- From: Aryeh Gregor <Simetrical+w3c@gmail.com>
- Date: Mon, 24 May 2010 16:32:39 -0400
- To: Andrew Fedoniouk <news@terrainformatica.com>
- Cc: www-style@w3.org
On Mon, May 24, 2010 at 2:30 AM, Andrew Fedoniouk <news@terrainformatica.com> wrote: > Simple question: what is the purpose of Multi-column Layout Module > http://www.w3.org/TR/css3-multicol/ ? What problems it is trying to solve? Long lines of text are hard to read. On wide monitors at typical font sizes, a full-width block of text is a real pain to read. Columns break it into more readable chunks when it gets too wide without sacrificing screen real estate. One use-case is citations in Wikipedia articles. The lines are often pretty short, so they wouldn't fill the width of the screen if positioned in a single column. On the other hand, almost all readers will skip references, and those who look at them only care for a specific one, so you want them to be compact and unobtrusive. Laying them out in multiple columns as the UA's screen width increases minimizes the space they take up. In fact, some Wikipedia articles do lay out references using CSS columns, although most don't.
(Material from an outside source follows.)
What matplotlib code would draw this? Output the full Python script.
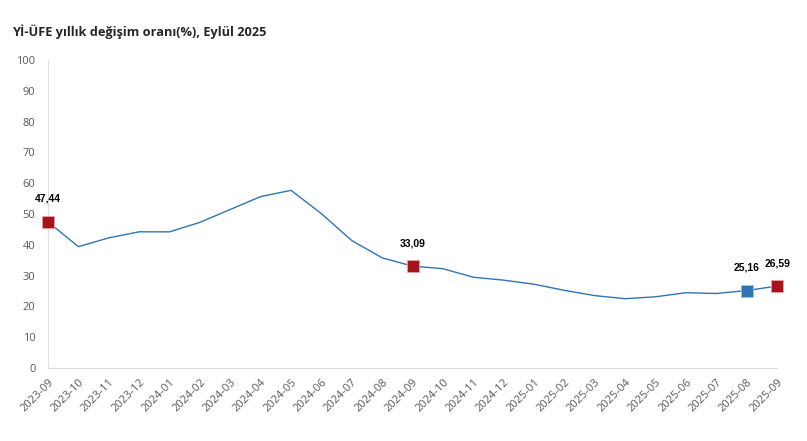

Another use-case is apparently Robert O'Callahan's blog, although I admit I never saw the benefit of that. ;) > But with HTML/CSS it is not quite so - pretty much each UA uses its own way > of measuring and rendering text - positions and dimensions of words may > vary, sometimes significantly. So you cannot design the CSS page as > newspaper page - e.g. it is not possible to ensure how many columns the text > will actually get, will all columns be filled in full, etc. That's why you can specify columns by width instead of number. For instance, you could specify column-width: 50em; to ensure that if text gets more than 50em wide, it will be broken without sacrificing screen real estate. column-count doesn't seem as useful, but it seems like an easy enough thing to add, so no reason to leave it out. > Multi-column assumes that its content is rendered in the view with > horizontal scrollbar and without vertical scrollbar. Not really. You'd just have to scroll up when you get to the end of each column, if the columns are tall enough. I don't know how annoying this would be in practice -- maybe it wouldn't be a big deal, since if you have to scroll, the columns must be tall and so scrolling will be infrequent. roc's blog posts are too short for me to have noticed any inconvenience from the columns. But this is immaterial for the references use-case, since you aren't expected to actually read them from beginning to end.